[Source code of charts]
# # # # # # #
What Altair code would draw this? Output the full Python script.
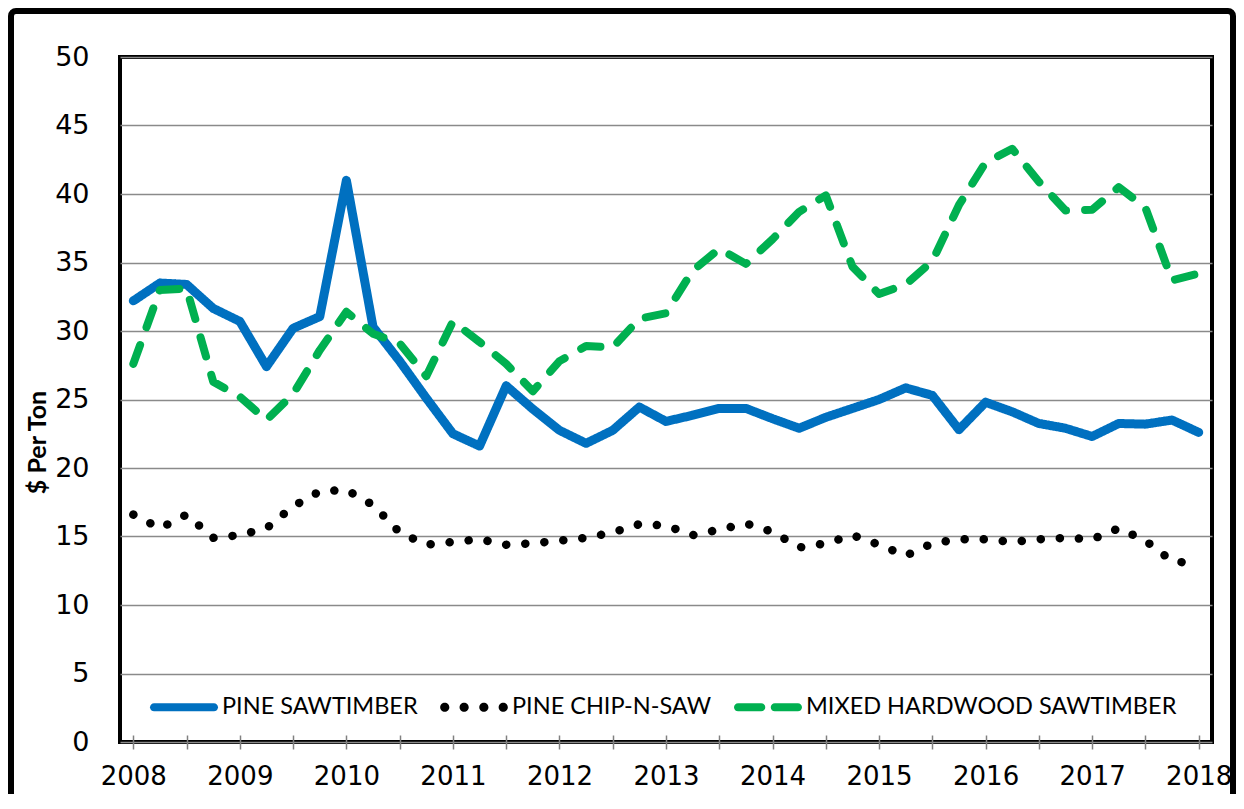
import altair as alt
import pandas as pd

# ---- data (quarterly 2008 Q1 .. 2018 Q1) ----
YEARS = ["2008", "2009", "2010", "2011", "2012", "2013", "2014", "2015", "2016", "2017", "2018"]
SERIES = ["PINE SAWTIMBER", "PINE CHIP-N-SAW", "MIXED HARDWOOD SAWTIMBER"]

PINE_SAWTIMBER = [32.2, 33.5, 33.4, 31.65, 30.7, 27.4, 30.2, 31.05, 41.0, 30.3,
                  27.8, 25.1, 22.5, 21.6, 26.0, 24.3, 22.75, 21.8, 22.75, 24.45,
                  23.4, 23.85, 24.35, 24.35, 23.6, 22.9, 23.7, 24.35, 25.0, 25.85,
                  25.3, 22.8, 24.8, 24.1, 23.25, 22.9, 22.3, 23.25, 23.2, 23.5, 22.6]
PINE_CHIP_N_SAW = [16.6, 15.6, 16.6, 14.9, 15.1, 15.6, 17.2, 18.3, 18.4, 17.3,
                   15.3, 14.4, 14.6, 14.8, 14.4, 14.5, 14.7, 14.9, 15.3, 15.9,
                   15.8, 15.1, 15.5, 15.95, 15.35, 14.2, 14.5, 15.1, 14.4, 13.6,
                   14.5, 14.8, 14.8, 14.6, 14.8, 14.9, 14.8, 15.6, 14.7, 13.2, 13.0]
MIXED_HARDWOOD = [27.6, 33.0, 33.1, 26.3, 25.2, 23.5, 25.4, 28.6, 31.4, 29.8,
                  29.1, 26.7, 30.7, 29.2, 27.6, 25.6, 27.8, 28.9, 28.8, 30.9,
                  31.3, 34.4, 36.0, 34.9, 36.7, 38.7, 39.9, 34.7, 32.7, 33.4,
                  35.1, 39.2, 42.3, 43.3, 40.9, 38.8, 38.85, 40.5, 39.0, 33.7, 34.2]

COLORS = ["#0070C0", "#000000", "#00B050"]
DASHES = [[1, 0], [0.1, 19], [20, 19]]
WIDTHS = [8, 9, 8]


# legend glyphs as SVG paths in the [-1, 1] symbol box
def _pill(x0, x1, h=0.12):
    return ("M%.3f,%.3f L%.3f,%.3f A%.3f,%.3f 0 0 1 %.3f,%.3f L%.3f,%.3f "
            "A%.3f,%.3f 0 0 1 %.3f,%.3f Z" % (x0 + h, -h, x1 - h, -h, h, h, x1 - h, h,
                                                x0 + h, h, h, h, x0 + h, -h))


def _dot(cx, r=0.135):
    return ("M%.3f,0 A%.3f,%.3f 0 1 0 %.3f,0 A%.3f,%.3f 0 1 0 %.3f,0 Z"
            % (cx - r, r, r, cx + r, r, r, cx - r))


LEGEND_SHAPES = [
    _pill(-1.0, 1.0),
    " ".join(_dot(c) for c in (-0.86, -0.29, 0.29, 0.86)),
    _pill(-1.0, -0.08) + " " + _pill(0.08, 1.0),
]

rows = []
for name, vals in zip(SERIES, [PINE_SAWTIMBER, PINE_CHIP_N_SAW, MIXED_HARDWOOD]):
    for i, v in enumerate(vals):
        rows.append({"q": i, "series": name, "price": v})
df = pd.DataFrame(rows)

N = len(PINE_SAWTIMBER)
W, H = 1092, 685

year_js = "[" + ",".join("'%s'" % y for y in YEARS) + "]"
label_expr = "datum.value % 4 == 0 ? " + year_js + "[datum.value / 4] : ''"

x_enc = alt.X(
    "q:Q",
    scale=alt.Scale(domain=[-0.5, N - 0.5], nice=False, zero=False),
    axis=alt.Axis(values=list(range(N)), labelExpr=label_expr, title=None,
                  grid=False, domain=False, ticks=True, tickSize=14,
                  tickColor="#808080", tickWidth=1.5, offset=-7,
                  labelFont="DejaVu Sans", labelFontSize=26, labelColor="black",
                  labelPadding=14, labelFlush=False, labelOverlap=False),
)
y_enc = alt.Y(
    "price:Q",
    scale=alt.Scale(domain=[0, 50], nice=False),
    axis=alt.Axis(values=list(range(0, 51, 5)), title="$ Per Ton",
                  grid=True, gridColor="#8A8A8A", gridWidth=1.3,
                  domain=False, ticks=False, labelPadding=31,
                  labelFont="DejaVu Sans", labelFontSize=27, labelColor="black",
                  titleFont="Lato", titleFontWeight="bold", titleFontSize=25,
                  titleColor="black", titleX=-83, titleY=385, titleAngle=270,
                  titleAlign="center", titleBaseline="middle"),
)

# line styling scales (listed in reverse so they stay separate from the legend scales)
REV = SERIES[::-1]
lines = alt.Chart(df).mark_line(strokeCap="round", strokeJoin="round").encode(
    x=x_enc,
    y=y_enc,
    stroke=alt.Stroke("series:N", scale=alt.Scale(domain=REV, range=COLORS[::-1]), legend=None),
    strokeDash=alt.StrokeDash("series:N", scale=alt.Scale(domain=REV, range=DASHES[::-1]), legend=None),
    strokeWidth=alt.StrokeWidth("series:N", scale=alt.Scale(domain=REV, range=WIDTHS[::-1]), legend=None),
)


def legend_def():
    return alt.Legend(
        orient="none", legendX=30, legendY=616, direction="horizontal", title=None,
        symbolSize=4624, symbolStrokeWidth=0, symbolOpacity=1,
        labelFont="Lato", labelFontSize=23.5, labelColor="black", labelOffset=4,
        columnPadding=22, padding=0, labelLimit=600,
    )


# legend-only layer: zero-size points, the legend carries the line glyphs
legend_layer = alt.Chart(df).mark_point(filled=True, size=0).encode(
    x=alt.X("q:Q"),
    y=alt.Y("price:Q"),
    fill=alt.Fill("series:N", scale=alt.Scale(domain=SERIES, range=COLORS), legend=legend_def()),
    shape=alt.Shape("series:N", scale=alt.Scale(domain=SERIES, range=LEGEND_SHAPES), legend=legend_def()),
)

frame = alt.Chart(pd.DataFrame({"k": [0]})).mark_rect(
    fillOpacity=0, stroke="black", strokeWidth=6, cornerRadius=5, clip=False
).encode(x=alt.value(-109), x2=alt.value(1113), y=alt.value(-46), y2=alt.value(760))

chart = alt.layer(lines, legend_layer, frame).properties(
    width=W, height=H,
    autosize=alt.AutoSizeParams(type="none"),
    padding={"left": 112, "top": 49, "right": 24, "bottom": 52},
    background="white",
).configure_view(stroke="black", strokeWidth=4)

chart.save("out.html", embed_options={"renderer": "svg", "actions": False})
# # # # # # #
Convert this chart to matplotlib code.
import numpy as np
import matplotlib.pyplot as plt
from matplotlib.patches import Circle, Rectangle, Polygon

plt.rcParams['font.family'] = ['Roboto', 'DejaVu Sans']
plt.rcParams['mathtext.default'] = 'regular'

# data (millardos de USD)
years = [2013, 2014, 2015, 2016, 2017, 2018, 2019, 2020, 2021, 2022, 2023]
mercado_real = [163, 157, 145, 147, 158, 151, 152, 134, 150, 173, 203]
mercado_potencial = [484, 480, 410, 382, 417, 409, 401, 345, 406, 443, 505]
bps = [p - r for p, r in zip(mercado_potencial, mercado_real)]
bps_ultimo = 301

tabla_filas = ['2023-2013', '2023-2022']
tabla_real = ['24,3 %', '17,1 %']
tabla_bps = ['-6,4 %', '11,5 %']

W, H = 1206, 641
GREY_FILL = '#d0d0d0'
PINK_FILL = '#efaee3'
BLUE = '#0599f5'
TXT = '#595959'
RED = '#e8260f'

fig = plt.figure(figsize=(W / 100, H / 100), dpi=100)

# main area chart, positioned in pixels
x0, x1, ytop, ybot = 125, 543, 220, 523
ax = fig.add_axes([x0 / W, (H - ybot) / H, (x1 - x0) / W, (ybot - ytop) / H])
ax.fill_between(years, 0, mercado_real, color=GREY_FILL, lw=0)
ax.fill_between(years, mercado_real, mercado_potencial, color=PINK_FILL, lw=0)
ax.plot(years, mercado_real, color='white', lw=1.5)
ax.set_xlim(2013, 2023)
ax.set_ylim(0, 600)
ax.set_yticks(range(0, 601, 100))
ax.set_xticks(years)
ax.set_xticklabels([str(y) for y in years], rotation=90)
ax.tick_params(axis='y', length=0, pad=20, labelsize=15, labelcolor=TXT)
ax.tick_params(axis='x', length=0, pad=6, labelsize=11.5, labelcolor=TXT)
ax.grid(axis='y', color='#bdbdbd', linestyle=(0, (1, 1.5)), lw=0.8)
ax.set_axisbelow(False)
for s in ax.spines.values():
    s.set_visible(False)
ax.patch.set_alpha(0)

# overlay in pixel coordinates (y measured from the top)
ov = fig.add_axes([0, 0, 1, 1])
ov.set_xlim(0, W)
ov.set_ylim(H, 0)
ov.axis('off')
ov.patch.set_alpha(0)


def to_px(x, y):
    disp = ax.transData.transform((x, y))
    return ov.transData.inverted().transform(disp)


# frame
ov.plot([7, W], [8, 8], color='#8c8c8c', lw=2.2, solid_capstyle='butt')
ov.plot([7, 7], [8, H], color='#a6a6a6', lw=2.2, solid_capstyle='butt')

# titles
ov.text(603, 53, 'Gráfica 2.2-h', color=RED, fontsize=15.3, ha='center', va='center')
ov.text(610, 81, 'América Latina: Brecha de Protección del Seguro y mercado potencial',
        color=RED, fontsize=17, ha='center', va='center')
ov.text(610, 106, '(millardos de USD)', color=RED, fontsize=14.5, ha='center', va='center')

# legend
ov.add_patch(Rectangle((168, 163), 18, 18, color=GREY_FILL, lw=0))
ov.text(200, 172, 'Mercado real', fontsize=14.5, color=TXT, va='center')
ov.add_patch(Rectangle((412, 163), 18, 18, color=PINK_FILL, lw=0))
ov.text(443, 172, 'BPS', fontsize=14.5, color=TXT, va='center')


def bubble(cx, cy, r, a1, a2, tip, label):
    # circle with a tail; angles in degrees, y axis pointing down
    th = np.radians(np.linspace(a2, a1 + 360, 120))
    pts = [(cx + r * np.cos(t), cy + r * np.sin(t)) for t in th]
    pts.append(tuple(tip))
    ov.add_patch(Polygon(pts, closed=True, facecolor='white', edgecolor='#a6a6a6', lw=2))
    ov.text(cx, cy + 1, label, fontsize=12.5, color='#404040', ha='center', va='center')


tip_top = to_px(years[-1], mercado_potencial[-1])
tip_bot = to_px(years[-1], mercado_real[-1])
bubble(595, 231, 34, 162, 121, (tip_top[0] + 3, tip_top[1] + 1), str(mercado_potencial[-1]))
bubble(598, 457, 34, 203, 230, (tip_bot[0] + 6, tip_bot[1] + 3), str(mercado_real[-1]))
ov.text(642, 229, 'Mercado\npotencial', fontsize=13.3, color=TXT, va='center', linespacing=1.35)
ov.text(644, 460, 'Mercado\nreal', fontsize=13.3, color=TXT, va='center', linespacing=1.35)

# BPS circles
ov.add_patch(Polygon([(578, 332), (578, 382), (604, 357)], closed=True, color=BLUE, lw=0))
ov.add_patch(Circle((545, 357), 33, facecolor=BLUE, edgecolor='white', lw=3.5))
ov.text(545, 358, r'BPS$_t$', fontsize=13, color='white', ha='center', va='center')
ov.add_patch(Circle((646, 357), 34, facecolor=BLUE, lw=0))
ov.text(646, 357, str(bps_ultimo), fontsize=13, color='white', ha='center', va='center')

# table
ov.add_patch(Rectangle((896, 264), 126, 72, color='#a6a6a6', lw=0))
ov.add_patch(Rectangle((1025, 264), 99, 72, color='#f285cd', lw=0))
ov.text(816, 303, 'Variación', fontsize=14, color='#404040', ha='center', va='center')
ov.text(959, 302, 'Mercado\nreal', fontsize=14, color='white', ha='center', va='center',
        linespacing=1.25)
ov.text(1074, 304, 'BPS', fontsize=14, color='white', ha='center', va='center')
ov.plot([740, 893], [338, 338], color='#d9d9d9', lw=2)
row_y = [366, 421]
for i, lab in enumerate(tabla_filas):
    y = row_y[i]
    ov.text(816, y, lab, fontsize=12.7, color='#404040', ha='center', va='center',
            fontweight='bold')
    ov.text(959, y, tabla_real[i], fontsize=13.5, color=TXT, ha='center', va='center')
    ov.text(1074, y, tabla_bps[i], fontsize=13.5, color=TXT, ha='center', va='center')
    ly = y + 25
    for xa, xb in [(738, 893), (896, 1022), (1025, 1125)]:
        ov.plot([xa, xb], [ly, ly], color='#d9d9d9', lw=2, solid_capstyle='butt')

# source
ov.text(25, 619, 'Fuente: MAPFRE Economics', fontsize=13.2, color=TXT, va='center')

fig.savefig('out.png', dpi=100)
# # # # # # #
→ WORK TO DO
Keep to the lines between the line with "What Altair code" and the line with "df = pd.DataFrame(rows)", inclusive, and transcribe them without pictures.

→ PROBLEM SOLUTION
What Altair code would draw this? Output the full Python script.
import altair as alt
import pandas as pd

# ---- data (quarterly 2008 Q1 .. 2018 Q1) ----
YEARS = ["2008", "2009", "2010", "2011", "2012", "2013", "2014", "2015", "2016", "2017", "2018"]
SERIES = ["PINE SAWTIMBER", "PINE CHIP-N-SAW", "MIXED HARDWOOD SAWTIMBER"]

PINE_SAWTIMBER = [32.2, 33.5, 33.4, 31.65, 30.7, 27.4, 30.2, 31.05, 41.0, 30.3,
                  27.8, 25.1, 22.5, 21.6, 26.0, 24.3, 22.75, 21.8, 22.75, 24.45,
                  23.4, 23.85, 24.35, 24.35, 23.6, 22.9, 23.7, 24.35, 25.0, 25.85,
                  25.3, 22.8, 24.8, 24.1, 23.25, 22.9, 22.3, 23.25, 23.2, 23.5, 22.6]
PINE_CHIP_N_SAW = [16.6, 15.6, 16.6, 14.9, 15.1, 15.6, 17.2, 18.3, 18.4, 17.3,
                   15.3, 14.4, 14.6, 14.8, 14.4, 14.5, 14.7, 14.9, 15.3, 15.9,
                   15.8, 15.1, 15.5, 15.95, 15.35, 14.2, 14.5, 15.1, 14.4, 13.6,
                   14.5, 14.8, 14.8, 14.6, 14.8, 14.9, 14.8, 15.6, 14.7, 13.2, 13.0]
MIXED_HARDWOOD = [27.6, 33.0, 33.1, 26.3, 25.2, 23.5, 25.4, 28.6, 31.4, 29.8,
                  29.1, 26.7, 30.7, 29.2, 27.6, 25.6, 27.8, 28.9, 28.8, 30.9,
                  31.3, 34.4, 36.0, 34.9, 36.7, 38.7, 39.9, 34.7, 32.7, 33.4,
                  35.1, 39.2, 42.3, 43.3, 40.9, 38.8, 38.85, 40.5, 39.0, 33.7, 34.2]

COLORS = ["#0070C0", "#000000", "#00B050"]
DASHES = [[1, 0], [0.1, 19], [20, 19]]
WIDTHS = [8, 9, 8]


# legend glyphs as SVG paths in the [-1, 1] symbol box
def _pill(x0, x1, h=0.12):
    return ("M%.3f,%.3f L%.3f,%.3f A%.3f,%.3f 0 0 1 %.3f,%.3f L%.3f,%.3f "
            "A%.3f,%.3f 0 0 1 %.3f,%.3f Z" % (x0 + h, -h, x1 - h, -h, h, h, x1 - h, h,
                                                x0 + h, h, h, h, x0 + h, -h))


def _dot(cx, r=0.135):
    return ("M%.3f,0 A%.3f,%.3f 0 1 0 %.3f,0 A%.3f,%.3f 0 1 0 %.3f,0 Z"
            % (cx - r, r, r, cx + r, r, r, cx - r))


LEGEND_SHAPES = [
    _pill(-1.0, 1.0),
    " ".join(_dot(c) for c in (-0.86, -0.29, 0.29, 0.86)),
    _pill(-1.0, -0.08) + " " + _pill(0.08, 1.0),
]

rows = []
for name, vals in zip(SERIES, [PINE_SAWTIMBER, PINE_CHIP_N_SAW, MIXED_HARDWOOD]):
    for i, v in enumerate(vals):
        rows.append({"q": i, "series": name, "price": v})
df = pd.DataFrame(rows)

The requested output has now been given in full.